In the sixteeneth, Larry Walker led off with a single aganist Tim Crews. Andres Galarraga followed with another sending Walker to third. Tim Raines was walked intentionally loading the bases with none out but Tim Wallach popped up, giving the Expos just one more shot to win it on an out. Mike Fitzgerald appeared to do that with a sac fly in right field but--incredibly--the Dodgers appealed and despite two umpires no longer being on the field, the appeal was affirmed, putting Walker out and sending the game to the seventeenth.
That inning passed largely uneventfully, but in the top of the eighteenth things continued to go a little wacky. After Lenny Harris hit a two-out single, Eddie Murray hit an absolute screamer to right field. Larry Walker attempted to make the play but trapped the ball as Harris came around to score. Or, at least, that's what nearly everyone at the game save four people saw. As you might imagine, however, those four people were the only ones who counted, the umpires, and the inning was over.

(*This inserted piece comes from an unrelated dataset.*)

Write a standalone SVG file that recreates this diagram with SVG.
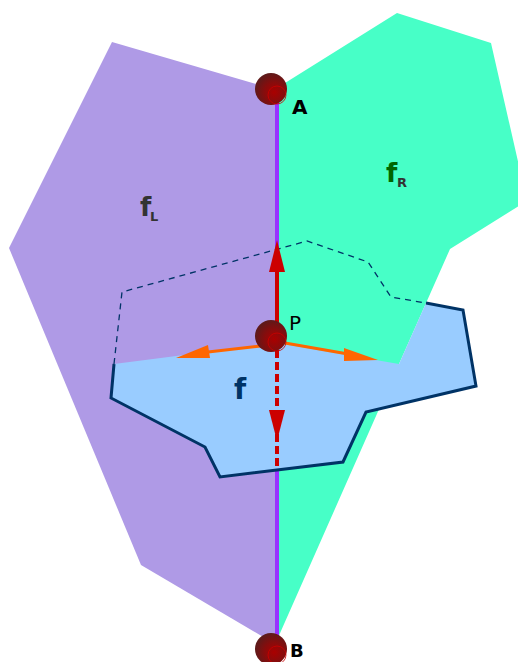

The game continued scoreless until the twenty-second when the Dodgers faced Dennis Martinez. Martinez, usually a starter, was pitching because the Expos had emptied their bullpen, but needed someone to pitch the innings of a seemingly endless game. The Dodgers, also running low on players, led off the inning with ancient back-up Rick Dempsey. Dempsey had easily the most important at-bat of the game, slamming a home run to put the Dodgers up by a run. In the bottom of the inning, facing--of all people--John Wetteland who was in his sixth inning of work, the Expos managed a two-out single but saw that erased on a caught stealing.
After all those hours and all those innings, the game was at last finished: 1-0 Dodgers. As I said, I'm sure the Expos fans weren't pleased with the result, but having watched all that baseball, it's hard to imagine they were heart broken either.